So much for that argument

Greg Sargent is one of my favorite bloggers, because he makes good catches:

In a rational world, a new study that came out today on income equality would constitute a major blow to the GOP argument on the sequester.


The new study was performed by Thomas Hungerford of the non-partisan Congressional Research Service. Though the study is not a CRS product, Hungerford’s data is widely cited on both sides; he’s an impeccably objective analyst.


Here’s what Hungerford found: The single greatest driver of income inequality over a recent 15 year period was runaway income from capital gains and dividends.


This finding is directly relevant to the current debate, because Obama and Democrats want to offset the sequester in part by closing loopholes enjoyed by the wealthy, such as the one that keeps tax rates on capital gains and dividends low. Dems want to do this in order to prevent a scenario where the sequester is averted only by deep spending cuts to social programs that could hurt a whole lot of poor and middle class Americans. Republicans oppose closing any such loopholes and want to avert the sequester with only deep spending cuts.


Hungerford’s report, like all serious examinations of inequality, is very complicated. He looks at a bunch of recent data on inequality from the period from 1991-2006 — measured by the so-called “Gini index” — and calculates the degree to which various factors exacerbated it. Hungerford found that over that period, the rise in the Gini index (a story that’s been widely told elsewhere, one that’s largely been driven by the runaway wealth of the top one percent and top 0.1 percent) was driven mainly by the rise in capital gains and dividends income.

“By far, the largest contributor to increasing income inequality (regardless of income inequality measure) was changes in income from capital gains and dividends,” the report concludes.


Or, as Hungerford put it in an interview with me: “The reason income inequality has been increasing has been the rising income going to the top one percent. Most of that has come in capital gains and dividends.”


In other words, wealthy beneficiaries of low tax rates on capital gains and dividends are doing extremely well — and their runaway wealth is a major driver of income inequality. There’s a lot of that money out there that could be taxed as ordinary income — as Obama and Dems want — as a way to avert the sequester, which could badly damage the economy. Republicans oppose this.

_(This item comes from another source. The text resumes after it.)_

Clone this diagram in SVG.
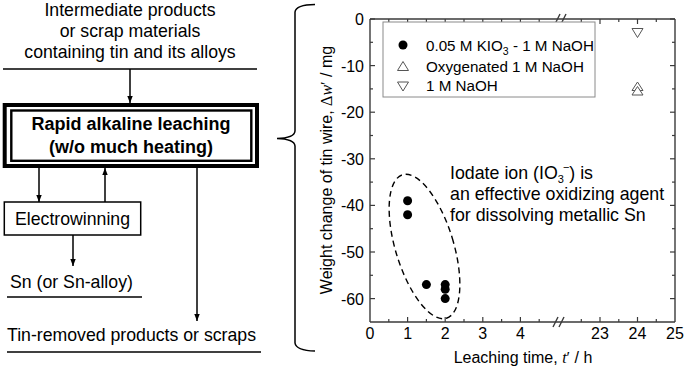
<svg xmlns="http://www.w3.org/2000/svg" width="685" height="371" viewBox="0 0 685 371">
<style>
  .t { font-family: "Liberation Sans", Arial, sans-serif; fill: #000; }
  .lt { font-size: 17.7px; }
  .b { font-size: 18px; font-weight: bold; }
  .ax { font-size: 16px; }
  .lg { font-size: 15.2px; }
  .an { font-size: 17.8px; }
  .ser { font-family: "Liberation Serif", "Times New Roman", serif; }
  .ln { stroke: #000; stroke-width: 1.5; fill: none; }
  .ar { stroke: #000; stroke-width: 1.5; fill: none; marker-end: url(#ah); }
  .fr { stroke: #3a3a3a; stroke-width: 1.4; fill: none; }
  .tk { stroke: #3a3a3a; stroke-width: 1.2; }
  .dot { fill: #000; }
  .tri { fill: #fff; stroke: #555; stroke-width: 1; }
</style>
<defs>
  <marker id="ah" markerWidth="7" markerHeight="9" refX="9" refY="3.5" orient="auto" markerUnits="userSpaceOnUse" viewBox="0 0 9 7">
    <path d="M0,0 L9,3.5 L0,7 Z" fill="#000"/>
  </marker>
</defs>

<!-- Left flow -->
<g id="input">
  <text class="t lt" x="130" y="16" text-anchor="middle">Intermediate products</text>
  <text class="t lt" x="130" y="37" text-anchor="middle">or scrap materials</text>
  <text class="t lt" x="130" y="58" text-anchor="middle">containing tin and its alloys</text>
  <line class="ln" x1="3" y1="69" x2="257" y2="69"/>
</g>
<g id="leaching">
  <rect x="4.7" y="105" width="252.3" height="61" fill="#fff" stroke="#000" stroke-width="4"/>
  <rect x="11.3" y="110.5" width="240" height="50.3" fill="none" stroke="#000" stroke-width="2.4"/>
  <text class="t b" x="131" y="130" text-anchor="middle">Rapid alkaline leaching</text>
  <text class="t b" x="131" y="153" text-anchor="middle">(w/o much heating)</text>
</g>
<g id="electrowinning">
  <rect x="4.3" y="202" width="136.4" height="33" fill="#fff" stroke="#000" stroke-width="1.5"/>
  <text class="t lt" x="72.5" y="225" text-anchor="middle">Electrowinning</text>
</g>
<g id="sn">
  <text class="t lt" x="10" y="288">Sn (or Sn-alloy)</text>
  <line class="ln" x1="7" y1="297" x2="142" y2="297"/>
</g>
<g id="removed">
  <text class="t lt" x="7" y="341">Tin-removed products or scraps</text>
  <line class="ln" x1="7" y1="352" x2="261" y2="352"/>
</g>

<g id="connectors">
  <line class="ar" x1="130" y1="69" x2="130" y2="103"/>
  <line class="ar" x1="39" y1="168" x2="39" y2="202"/>
  <line class="ar" x1="105" y1="202" x2="105" y2="168"/>
  <line class="ar" x1="197" y1="168" x2="197" y2="321"/>
  <line class="ar" x1="73" y1="235" x2="73" y2="266"/>
</g>

<!-- Brace -->
<g id="brace">
  <path class="ln" d="M315,4.5 Q296,4.8 295,12 L295,131 Q294.5,138 277,138.5 Q294.5,139 295,146 L295,343 Q296,350.5 315,351"/>
</g>

<!-- Plot -->
<g id="plot">
  <line class="fr" x1="370" y1="19" x2="675" y2="19"/>
  <line class="fr" x1="370" y1="322" x2="675" y2="322"/>
  <line class="fr" x1="370" y1="19" x2="370" y2="322"/>
  <line class="fr" x1="675" y1="19" x2="675" y2="322"/>
  <line class="fr" x1="555" y1="24" x2="560" y2="14"/>
  <line class="fr" x1="561" y1="24" x2="566" y2="14"/>
  <line class="fr" x1="553" y1="327" x2="558" y2="317"/>
  <line class="fr" x1="559" y1="327" x2="564" y2="317"/>
  <g class="tk">
    <line x1="370" y1="19" x2="375" y2="19"/><line x1="675" y1="19" x2="670" y2="19"/>
    <line x1="370" y1="42.3" x2="373" y2="42.3"/><line x1="675" y1="42.3" x2="672" y2="42.3"/>
    <line x1="370" y1="65.6" x2="375" y2="65.6"/><line x1="675" y1="65.6" x2="670" y2="65.6"/>
    <line x1="370" y1="88.9" x2="373" y2="88.9"/><line x1="675" y1="88.9" x2="672" y2="88.9"/>
    <line x1="370" y1="112.2" x2="375" y2="112.2"/><line x1="675" y1="112.2" x2="670" y2="112.2"/>
    <line x1="370" y1="135.5" x2="373" y2="135.5"/><line x1="675" y1="135.5" x2="672" y2="135.5"/>
    <line x1="370" y1="158.8" x2="375" y2="158.8"/><line x1="675" y1="158.8" x2="670" y2="158.8"/>
    <line x1="370" y1="182.1" x2="373" y2="182.1"/><line x1="675" y1="182.1" x2="672" y2="182.1"/>
    <line x1="370" y1="205.4" x2="375" y2="205.4"/><line x1="675" y1="205.4" x2="670" y2="205.4"/>
    <line x1="370" y1="228.7" x2="373" y2="228.7"/><line x1="675" y1="228.7" x2="672" y2="228.7"/>
    <line x1="370" y1="252" x2="375" y2="252"/><line x1="675" y1="252" x2="670" y2="252"/>
    <line x1="370" y1="275.3" x2="373" y2="275.3"/><line x1="675" y1="275.3" x2="672" y2="275.3"/>
    <line x1="370" y1="298.6" x2="375" y2="298.6"/><line x1="675" y1="298.6" x2="670" y2="298.6"/>
  </g>
  <g class="tk">
    <line x1="407.6" y1="322" x2="407.6" y2="317"/><line x1="407.6" y1="19" x2="407.6" y2="24"/>
    <line x1="445.2" y1="322" x2="445.2" y2="317"/><line x1="445.2" y1="19" x2="445.2" y2="24"/>
    <line x1="482.8" y1="322" x2="482.8" y2="317"/><line x1="482.8" y1="19" x2="482.8" y2="24"/>
    <line x1="520.4" y1="322" x2="520.4" y2="317"/><line x1="520.4" y1="19" x2="520.4" y2="24"/>
    <line x1="600" y1="322" x2="600" y2="317"/><line x1="600" y1="19" x2="600" y2="24"/>
    <line x1="637.5" y1="322" x2="637.5" y2="317"/><line x1="637.5" y1="19" x2="637.5" y2="24"/>
    <line x1="388.8" y1="322" x2="388.8" y2="319"/><line x1="388.8" y1="19" x2="388.8" y2="22"/>
    <line x1="426.4" y1="322" x2="426.4" y2="319"/><line x1="426.4" y1="19" x2="426.4" y2="22"/>
    <line x1="464" y1="322" x2="464" y2="319"/><line x1="464" y1="19" x2="464" y2="22"/>
    <line x1="501.6" y1="322" x2="501.6" y2="319"/><line x1="501.6" y1="19" x2="501.6" y2="22"/>
    <line x1="539.2" y1="322" x2="539.2" y2="319"/><line x1="539.2" y1="19" x2="539.2" y2="22"/>
    <line x1="581.3" y1="322" x2="581.3" y2="319"/><line x1="581.3" y1="19" x2="581.3" y2="22"/>
    <line x1="618.8" y1="322" x2="618.8" y2="319"/><line x1="618.8" y1="19" x2="618.8" y2="22"/>
    <line x1="656.3" y1="322" x2="656.3" y2="319"/><line x1="656.3" y1="19" x2="656.3" y2="22"/>
  </g>
  <g class="t ax" text-anchor="end">
    <text x="364" y="25">0</text>
    <text x="364" y="71.5">-10</text>
    <text x="364" y="118">-20</text>
    <text x="364" y="164.8">-30</text>
    <text x="364" y="211.4">-40</text>
    <text x="364" y="258">-50</text>
    <text x="364" y="304.6">-60</text>
  </g>
  <g class="t ax" text-anchor="middle">
    <text x="370" y="339">0</text>
    <text x="407.6" y="339">1</text>
    <text x="445.2" y="339">2</text>
    <text x="482.8" y="339">3</text>
    <text x="520.4" y="339">4</text>
    <text x="600" y="339">23</text>
    <text x="637.5" y="339">24</text>
    <text x="675" y="339">25</text>
  </g>
  <text class="t ax" x="523" y="363" text-anchor="middle">Leaching time, <tspan class="ser" font-style="italic">t</tspan><tspan class="ser">′</tspan> / h</text>
  <text class="t ax" transform="translate(332,170) rotate(-90)" text-anchor="middle">Weight change of tin wire, <tspan class="ser">Δ</tspan><tspan class="ser" font-style="italic">w</tspan><tspan class="ser">′</tspan> / mg</text>

  <g id="legend">
    <rect x="383" y="22" width="212" height="75" fill="#fff" stroke="#8a8a8a" stroke-width="1"/>
    <circle class="dot" cx="403" cy="45" r="4.5"/>
    <path class="tri" d="M403,61.5 L408.5,70.5 L397.5,70.5 Z"/>
    <path class="tri" d="M397.5,82 L408.5,82 L403,91 Z"/>
    <text class="t lg" x="426" y="50.5">0.05 M KIO<tspan font-size="10.5px" dy="4">3</tspan><tspan dy="-4"> - 1 M NaOH</tspan></text>
    <text class="t lg" x="426" y="71.5">Oxygenated 1 M NaOH</text>
    <text class="t lg" x="426" y="91">1 M NaOH</text>
  </g>

  <circle class="dot" cx="407.6" cy="200.7" r="4.5"/>
  <circle class="dot" cx="407.6" cy="214.7" r="4.5"/>
  <circle class="dot" cx="426.4" cy="284.6" r="4.5"/>
  <circle class="dot" cx="445.2" cy="284.6" r="4.5"/>
  <circle class="dot" cx="445.2" cy="289.3" r="4.5"/>
  <circle class="dot" cx="445.2" cy="298.6" r="4.5"/>
  <path class="tri" d="M632,28.5 L643,28.5 L637.5,37.5 Z"/>
  <path class="tri" d="M637.5,82 L643,90.5 L632,90.5 Z"/>
  <path class="tri" d="M637.5,86.5 L643,95 L632,95 Z"/>

  <ellipse cx="424.5" cy="246.5" rx="29" ry="75" transform="rotate(-17 424.5 246.5)" fill="none" stroke="#000" stroke-width="1.4" stroke-dasharray="6,4"/>

  <text class="t an" x="450" y="179">Iodate ion (IO<tspan font-size="11px" dy="4">3</tspan><tspan font-size="11px" dx="-1" dy="-12">−</tspan><tspan dy="8">) is</tspan></text>
  <text class="t an" x="450" y="200">an effective oxidizing agent</text>
  <text class="t an" x="450" y="221">for dissolving metallic Sn</text>
</g>
</svg>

6 thoughts on “So much for that argument

  1. We have two problems. 1)The lack of good paying jobs. 2)Wealth inequality. Our deficit “problem” can only be solved by adding more jobs to the economy. If we reduce unemployment by adding new jobs the deficit “problem” will solve itself. It won’t be solved by cutting spending or by increasing taxes. Ever. Income inequality can only be solved by a progressive income tax. The higher the income the greater the tax percentage on that income. A 70% tax rate on all incomes over $1 million dollars should do the trick. We need jobs and more jobs and far fewer Republicans and Capitalists.

  2. Sorry the Republicans only line of attack doesn’t wash. Carried interest has lain buried in Chuck Schummer’s committee forever and the Dem’s are in the majority. Favored treatment of capital gains and dividends is truly bi-partisan.

  3. Fuck ’em. Return the tax on unearned income, which is what we’re talking about here, to the 90% rate it was when REPUBLICANS first proposed it. These leeches didn’t DO anything to EARN their wealth, they bleed it from the 99.9% of us who actually work for a living. BTW, this 90% rate began the creation of the largest middle class and the strongest democracy in the world. Eat the Criminal Class!

  4. It’d be nice if they remember that it’s the total income that counts. A retired person who gets some dividends that supplement Social Security shouldn’t pay 90% tax on them.

    90% at $500,000 annual income, on the other hand, sounds about right.

  5. Steven Rattner, Obama’s Auto Czar, was on WNYC’s Brian Lehrer Show yesterday and, while he talked about the wealth transfer, lower income for the middle class, much lower purchasing power for the middle class over the past three decades, and long term unemployment, he said the vastly higher income for the top 5 to 1 Percenters was simply because the people who earn so much more are just so damn good they of course will accrue all the wealth!!

    He also said there’s too much worry about people without jobs (really, he said that), but more important is concern about income. That’s why college presidents’ incomes have increased 75% over those past decades. Lots of reasons, but, hey, it’s again because they’re so damn good. Winner take all mentality. He then said that since Brian Lehrer was such a good radio host, his income must have increased faster over the same time frame. (Not as much as Limbaugh’s, idiot.)

    He said Right to Work legislation will be brought to bear against public sector workers more and that the public, made up of people who have lost good paying jobs and that purchasing power, will more and more support pulling them down, to make public workers suffer because they are suffering.

    Good grief.

    Audio at the link, no transcript — but the segment is only about 14 minutes.

  6. News today is that a Pew survey finds younger people in the US are reducing their debt dramatically.

    Also, fewer of them buy cars or houses than previously.

    Good for them, not so good for the consumer based economy, eh?